:: PROBLEM DESCRIPTION ::
In the listing below, locate the lines that hold the string "this". Copy those lines.
--- START SUPPLIED INFORMATION ---
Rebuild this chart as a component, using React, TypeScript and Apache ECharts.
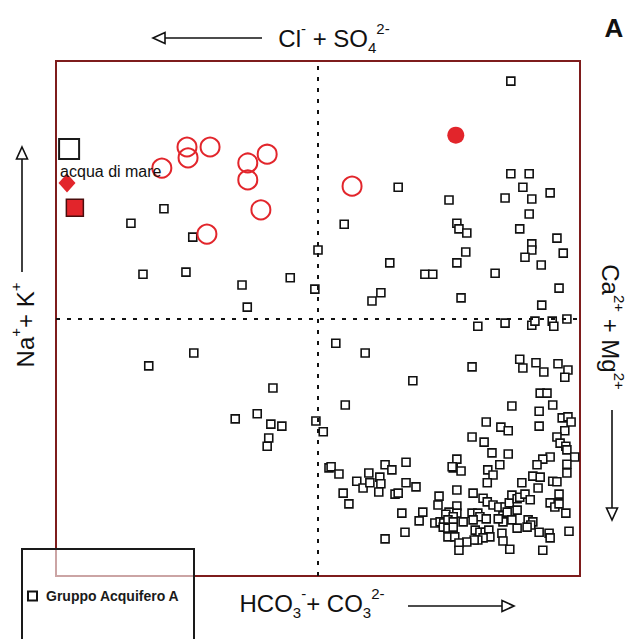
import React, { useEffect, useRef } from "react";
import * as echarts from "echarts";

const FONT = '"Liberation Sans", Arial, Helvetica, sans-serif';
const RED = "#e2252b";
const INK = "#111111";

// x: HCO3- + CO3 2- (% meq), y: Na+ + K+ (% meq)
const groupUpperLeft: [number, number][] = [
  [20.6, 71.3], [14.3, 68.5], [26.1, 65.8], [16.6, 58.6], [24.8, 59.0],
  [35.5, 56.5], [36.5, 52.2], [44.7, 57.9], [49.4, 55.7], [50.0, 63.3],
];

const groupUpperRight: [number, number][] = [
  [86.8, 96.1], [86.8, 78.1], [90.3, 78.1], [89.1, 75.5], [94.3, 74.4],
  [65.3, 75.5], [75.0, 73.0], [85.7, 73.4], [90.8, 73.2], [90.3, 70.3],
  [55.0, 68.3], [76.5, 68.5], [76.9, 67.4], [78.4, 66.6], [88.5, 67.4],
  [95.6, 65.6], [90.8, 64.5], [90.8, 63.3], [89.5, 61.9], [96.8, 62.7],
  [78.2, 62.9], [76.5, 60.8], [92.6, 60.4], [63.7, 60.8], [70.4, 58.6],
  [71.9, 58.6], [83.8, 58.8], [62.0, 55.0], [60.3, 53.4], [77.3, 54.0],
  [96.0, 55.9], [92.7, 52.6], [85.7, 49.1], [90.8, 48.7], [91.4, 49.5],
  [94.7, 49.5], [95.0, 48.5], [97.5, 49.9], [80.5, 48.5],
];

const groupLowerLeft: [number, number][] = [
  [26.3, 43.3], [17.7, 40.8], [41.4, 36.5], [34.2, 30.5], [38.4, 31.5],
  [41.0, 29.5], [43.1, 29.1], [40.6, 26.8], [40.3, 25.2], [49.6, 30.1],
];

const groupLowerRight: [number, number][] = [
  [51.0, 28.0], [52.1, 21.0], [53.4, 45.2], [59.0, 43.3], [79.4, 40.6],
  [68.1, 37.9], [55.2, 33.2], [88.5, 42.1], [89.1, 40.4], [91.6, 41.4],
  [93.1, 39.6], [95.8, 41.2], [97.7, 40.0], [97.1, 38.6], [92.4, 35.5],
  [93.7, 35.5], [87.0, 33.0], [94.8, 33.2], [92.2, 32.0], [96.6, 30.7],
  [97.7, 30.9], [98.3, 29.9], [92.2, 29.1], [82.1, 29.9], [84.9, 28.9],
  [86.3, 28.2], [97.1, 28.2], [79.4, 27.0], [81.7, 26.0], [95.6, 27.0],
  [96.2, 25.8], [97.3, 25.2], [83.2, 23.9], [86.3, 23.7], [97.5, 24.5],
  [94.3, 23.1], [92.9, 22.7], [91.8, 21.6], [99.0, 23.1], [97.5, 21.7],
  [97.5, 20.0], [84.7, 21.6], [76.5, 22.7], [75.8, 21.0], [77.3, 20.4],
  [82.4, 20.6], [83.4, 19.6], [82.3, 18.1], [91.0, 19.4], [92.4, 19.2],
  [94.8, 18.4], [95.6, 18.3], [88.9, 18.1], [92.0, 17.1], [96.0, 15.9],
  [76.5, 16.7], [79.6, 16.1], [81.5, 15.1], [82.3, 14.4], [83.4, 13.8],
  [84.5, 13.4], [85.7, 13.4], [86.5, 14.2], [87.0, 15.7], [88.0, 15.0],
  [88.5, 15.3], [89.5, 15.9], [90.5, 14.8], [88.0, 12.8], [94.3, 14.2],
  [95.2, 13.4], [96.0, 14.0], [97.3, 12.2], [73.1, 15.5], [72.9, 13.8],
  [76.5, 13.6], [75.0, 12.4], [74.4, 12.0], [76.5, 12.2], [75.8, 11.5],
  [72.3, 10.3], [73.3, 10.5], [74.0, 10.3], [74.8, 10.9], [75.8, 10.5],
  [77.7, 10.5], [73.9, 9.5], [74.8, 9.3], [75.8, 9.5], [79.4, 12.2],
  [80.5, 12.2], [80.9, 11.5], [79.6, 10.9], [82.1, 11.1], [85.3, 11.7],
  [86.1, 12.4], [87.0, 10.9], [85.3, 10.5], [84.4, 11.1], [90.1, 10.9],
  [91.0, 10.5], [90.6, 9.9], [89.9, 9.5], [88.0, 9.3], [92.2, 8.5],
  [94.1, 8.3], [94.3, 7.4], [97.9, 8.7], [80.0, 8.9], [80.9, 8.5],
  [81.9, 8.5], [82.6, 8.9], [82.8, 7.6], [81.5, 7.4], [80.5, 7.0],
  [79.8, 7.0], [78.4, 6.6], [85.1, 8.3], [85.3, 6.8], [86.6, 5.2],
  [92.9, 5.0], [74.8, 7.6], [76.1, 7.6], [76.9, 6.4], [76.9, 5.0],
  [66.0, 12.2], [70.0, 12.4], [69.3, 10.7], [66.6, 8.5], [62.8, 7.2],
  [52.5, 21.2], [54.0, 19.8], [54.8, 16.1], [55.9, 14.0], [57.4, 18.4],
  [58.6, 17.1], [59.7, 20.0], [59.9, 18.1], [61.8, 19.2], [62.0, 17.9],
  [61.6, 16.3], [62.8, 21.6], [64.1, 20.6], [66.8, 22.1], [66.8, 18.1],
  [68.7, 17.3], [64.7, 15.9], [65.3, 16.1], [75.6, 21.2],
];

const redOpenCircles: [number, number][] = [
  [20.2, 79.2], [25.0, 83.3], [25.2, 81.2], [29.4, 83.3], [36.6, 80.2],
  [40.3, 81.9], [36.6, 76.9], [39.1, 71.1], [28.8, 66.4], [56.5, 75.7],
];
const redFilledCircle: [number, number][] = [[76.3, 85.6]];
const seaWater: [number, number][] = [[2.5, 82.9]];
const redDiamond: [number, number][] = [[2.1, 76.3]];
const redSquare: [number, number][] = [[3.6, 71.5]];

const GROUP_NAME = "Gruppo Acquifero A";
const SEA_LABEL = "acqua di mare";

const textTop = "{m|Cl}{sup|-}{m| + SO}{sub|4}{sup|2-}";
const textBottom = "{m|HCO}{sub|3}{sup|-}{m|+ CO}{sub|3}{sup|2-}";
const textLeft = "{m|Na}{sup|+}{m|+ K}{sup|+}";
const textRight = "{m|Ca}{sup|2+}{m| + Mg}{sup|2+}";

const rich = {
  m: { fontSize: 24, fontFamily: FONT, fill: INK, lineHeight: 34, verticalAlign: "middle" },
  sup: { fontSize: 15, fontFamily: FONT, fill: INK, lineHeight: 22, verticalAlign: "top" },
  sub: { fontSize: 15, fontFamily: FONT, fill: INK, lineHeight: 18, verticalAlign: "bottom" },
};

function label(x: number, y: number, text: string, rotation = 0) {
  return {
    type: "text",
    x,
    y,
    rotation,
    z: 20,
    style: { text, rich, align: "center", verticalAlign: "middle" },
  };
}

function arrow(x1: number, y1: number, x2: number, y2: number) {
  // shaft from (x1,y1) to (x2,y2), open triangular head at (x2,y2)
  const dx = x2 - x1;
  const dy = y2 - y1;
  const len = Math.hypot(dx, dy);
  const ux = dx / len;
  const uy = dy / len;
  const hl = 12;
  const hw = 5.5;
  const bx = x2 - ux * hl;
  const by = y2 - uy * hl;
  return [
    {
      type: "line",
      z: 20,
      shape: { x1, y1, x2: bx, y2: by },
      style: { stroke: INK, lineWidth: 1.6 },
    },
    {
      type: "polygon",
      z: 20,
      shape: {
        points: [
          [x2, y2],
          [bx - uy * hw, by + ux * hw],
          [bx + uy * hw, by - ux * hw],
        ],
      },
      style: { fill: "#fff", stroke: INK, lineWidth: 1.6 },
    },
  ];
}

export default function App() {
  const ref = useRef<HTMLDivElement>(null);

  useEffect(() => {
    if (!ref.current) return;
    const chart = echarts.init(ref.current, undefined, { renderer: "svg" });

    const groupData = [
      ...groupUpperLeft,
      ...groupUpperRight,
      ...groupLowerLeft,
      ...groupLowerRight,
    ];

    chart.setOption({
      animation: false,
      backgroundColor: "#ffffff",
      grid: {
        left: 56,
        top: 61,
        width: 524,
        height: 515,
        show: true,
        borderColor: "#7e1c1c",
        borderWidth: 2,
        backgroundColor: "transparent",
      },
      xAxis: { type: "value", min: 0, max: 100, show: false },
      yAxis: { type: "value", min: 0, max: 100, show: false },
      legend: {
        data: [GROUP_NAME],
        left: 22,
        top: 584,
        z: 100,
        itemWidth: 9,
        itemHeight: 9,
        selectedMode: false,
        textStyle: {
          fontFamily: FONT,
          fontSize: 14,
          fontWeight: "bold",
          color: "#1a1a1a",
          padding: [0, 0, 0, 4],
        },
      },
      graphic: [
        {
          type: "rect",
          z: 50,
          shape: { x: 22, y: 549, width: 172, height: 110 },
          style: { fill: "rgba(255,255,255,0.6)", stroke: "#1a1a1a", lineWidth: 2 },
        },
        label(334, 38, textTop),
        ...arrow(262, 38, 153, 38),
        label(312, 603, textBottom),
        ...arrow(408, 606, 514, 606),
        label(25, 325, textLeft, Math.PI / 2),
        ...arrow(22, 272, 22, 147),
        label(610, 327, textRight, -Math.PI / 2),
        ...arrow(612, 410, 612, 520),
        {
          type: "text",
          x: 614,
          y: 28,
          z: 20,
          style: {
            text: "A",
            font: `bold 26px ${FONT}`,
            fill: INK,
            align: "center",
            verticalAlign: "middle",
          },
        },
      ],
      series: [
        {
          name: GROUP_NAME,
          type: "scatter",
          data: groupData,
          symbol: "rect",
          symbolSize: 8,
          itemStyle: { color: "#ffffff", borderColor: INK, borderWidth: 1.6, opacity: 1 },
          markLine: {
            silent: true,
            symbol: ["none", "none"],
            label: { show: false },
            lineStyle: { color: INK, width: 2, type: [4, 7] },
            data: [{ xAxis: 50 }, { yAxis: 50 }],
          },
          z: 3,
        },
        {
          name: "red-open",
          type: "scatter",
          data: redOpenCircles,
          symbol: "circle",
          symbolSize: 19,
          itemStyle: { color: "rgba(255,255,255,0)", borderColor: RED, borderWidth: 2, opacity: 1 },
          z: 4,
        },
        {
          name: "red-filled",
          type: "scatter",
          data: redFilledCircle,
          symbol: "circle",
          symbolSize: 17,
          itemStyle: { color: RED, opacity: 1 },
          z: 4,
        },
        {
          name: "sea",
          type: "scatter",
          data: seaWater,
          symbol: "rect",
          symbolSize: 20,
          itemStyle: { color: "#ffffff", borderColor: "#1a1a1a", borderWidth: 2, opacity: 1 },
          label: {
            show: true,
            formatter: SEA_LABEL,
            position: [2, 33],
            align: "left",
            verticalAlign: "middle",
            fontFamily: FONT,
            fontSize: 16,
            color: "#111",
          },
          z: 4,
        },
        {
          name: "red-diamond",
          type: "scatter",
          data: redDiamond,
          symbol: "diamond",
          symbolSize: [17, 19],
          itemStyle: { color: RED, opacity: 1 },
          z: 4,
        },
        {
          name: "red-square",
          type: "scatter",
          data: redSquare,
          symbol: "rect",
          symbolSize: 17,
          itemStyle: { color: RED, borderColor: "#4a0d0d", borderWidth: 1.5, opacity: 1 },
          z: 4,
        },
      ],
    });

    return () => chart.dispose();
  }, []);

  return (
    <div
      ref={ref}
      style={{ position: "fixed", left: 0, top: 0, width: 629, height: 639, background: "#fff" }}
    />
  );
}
--- END SUPPLIED INFORMATION ---
--- START SUPPLIED INFORMATION ---
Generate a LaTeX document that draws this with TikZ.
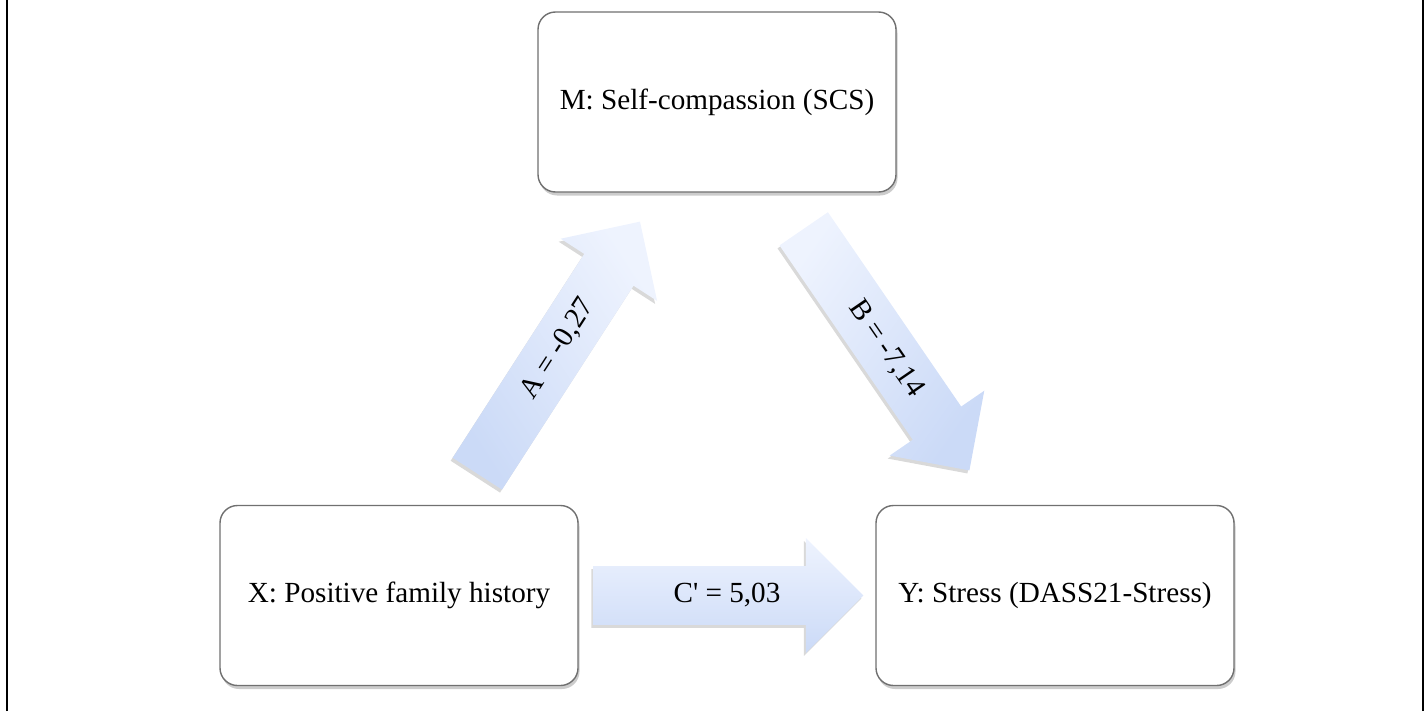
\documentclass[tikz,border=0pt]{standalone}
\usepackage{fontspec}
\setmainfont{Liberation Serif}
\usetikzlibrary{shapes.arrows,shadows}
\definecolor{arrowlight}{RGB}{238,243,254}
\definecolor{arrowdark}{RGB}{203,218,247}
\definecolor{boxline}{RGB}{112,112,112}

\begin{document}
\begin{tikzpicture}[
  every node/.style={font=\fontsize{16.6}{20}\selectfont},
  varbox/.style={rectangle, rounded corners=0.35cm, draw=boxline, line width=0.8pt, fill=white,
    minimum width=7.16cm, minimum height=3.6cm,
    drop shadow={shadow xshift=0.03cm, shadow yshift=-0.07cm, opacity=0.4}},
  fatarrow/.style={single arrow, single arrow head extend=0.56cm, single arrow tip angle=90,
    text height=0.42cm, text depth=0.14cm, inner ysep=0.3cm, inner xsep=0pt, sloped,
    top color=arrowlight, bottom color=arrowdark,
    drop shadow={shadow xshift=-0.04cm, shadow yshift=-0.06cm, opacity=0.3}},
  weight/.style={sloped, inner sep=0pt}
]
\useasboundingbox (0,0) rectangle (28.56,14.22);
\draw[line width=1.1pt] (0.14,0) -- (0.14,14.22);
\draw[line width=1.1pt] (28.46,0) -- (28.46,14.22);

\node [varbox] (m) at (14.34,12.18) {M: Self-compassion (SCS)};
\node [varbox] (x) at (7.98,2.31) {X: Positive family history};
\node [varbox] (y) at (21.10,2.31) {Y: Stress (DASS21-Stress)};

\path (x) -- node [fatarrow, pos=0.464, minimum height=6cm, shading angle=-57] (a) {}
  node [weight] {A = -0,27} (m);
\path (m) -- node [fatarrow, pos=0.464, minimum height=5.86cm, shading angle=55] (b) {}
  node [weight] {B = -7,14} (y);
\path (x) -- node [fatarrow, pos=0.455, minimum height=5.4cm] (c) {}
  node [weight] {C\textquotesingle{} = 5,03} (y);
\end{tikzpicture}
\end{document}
--- END SUPPLIED INFORMATION ---
--- START SUPPLIED INFORMATION ---
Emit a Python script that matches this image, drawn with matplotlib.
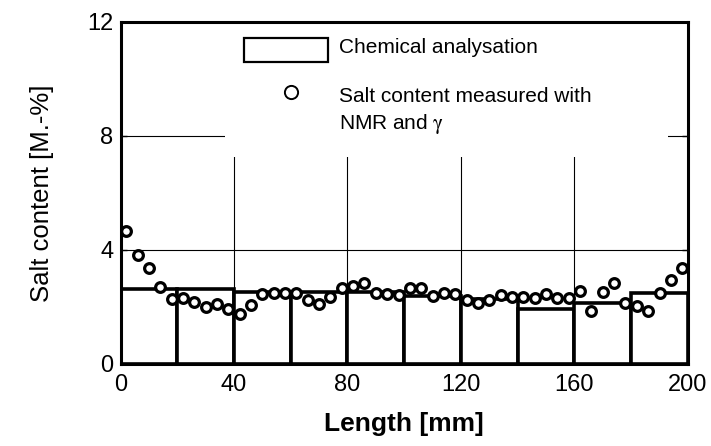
--- END SUPPLIED INFORMATION ---
:: OUTPUT OF THE TASK ::
Rebuild this chart as a component, using React, TypeScript and Apache ECharts.
Generate a LaTeX document that draws this with TikZ.
Emit a Python script that matches this image, drawn with matplotlib.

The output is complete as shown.